Collected material |
####

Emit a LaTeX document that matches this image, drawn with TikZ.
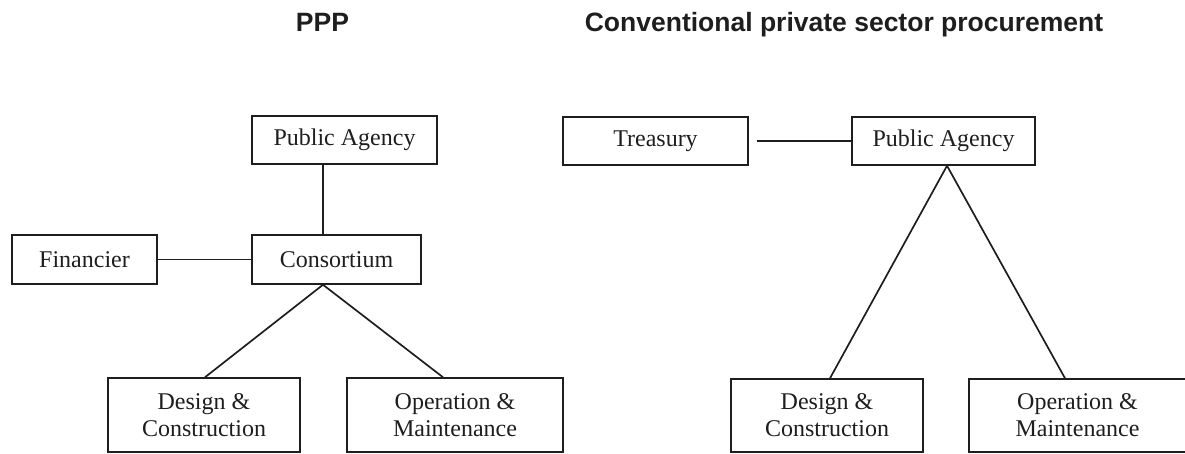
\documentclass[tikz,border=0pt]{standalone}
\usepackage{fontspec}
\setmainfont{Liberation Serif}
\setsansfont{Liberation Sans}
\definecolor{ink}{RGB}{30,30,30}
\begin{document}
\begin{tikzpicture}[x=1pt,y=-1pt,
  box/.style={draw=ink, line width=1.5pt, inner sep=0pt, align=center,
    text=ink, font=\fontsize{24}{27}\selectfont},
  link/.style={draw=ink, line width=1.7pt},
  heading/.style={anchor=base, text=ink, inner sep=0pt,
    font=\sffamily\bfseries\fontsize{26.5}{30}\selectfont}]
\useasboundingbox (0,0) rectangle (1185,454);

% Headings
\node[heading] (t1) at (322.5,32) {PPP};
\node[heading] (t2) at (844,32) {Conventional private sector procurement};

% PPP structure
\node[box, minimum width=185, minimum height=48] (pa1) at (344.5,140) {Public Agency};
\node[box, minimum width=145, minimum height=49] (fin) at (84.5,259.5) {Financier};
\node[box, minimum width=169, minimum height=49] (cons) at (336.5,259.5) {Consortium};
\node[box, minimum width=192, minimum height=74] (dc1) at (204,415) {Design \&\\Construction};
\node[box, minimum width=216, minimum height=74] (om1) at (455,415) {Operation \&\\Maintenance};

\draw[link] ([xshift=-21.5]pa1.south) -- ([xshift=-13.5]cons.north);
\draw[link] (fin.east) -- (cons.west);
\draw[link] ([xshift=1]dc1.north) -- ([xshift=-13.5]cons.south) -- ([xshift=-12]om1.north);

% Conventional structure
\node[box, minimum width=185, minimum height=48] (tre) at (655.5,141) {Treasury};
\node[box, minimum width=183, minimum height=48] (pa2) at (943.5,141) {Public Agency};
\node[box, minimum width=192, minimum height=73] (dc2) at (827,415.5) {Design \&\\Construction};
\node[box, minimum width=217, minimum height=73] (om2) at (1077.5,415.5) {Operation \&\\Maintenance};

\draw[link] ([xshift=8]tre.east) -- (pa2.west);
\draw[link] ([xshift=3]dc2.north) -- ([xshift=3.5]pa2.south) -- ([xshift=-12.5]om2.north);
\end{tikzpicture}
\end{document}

####

Goal | Reproduce all of the data exactly; the pictures do not belong in the copy.

Response to the exercise |
Emit a LaTeX document that matches this image, drawn with TikZ.
\documentclass[tikz,border=0pt]{standalone}
\usepackage{fontspec}
\setmainfont{Liberation Serif}
\setsansfont{Liberation Sans}
\definecolor{ink}{RGB}{30,30,30}
\begin{document}
\begin{tikzpicture}[x=1pt,y=-1pt,
  box/.style={draw=ink, line width=1.5pt, inner sep=0pt, align=center,
    text=ink, font=\fontsize{24}{27}\selectfont},
  link/.style={draw=ink, line width=1.7pt},
  heading/.style={anchor=base, text=ink, inner sep=0pt,
    font=\sffamily\bfseries\fontsize{26.5}{30}\selectfont}]
\useasboundingbox (0,0) rectangle (1185,454);

% Headings
\node[heading] (t1) at (322.5,32) {PPP};
\node[heading] (t2) at (844,32) {Conventional private sector procurement};

% PPP structure
\node[box, minimum width=185, minimum height=48] (pa1) at (344.5,140) {Public Agency};
\node[box, minimum width=145, minimum height=49] (fin) at (84.5,259.5) {Financier};
\node[box, minimum width=169, minimum height=49] (cons) at (336.5,259.5) {Consortium};
\node[box, minimum width=192, minimum height=74] (dc1) at (204,415) {Design \&\\Construction};
\node[box, minimum width=216, minimum height=74] (om1) at (455,415) {Operation \&\\Maintenance};

\draw[link] ([xshift=-21.5]pa1.south) -- ([xshift=-13.5]cons.north);
\draw[link] (fin.east) -- (cons.west);
\draw[link] ([xshift=1]dc1.north) -- ([xshift=-13.5]cons.south) -- ([xshift=-12]om1.north);

% Conventional structure
\node[box, minimum width=185, minimum height=48] (tre) at (655.5,141) {Treasury};
\node[box, minimum width=183, minimum height=48] (pa2) at (943.5,141) {Public Agency};
\node[box, minimum width=192, minimum height=73] (dc2) at (827,415.5) {Design \&\\Construction};
\node[box, minimum width=217, minimum height=73] (om2) at (1077.5,415.5) {Operation \&\\Maintenance};

\draw[link] ([xshift=8]tre.east) -- (pa2.west);
\draw[link] ([xshift=3]dc2.north) -- ([xshift=3.5]pa2.south) -- ([xshift=-12.5]om2.north);
\end{tikzpicture}
\end{document}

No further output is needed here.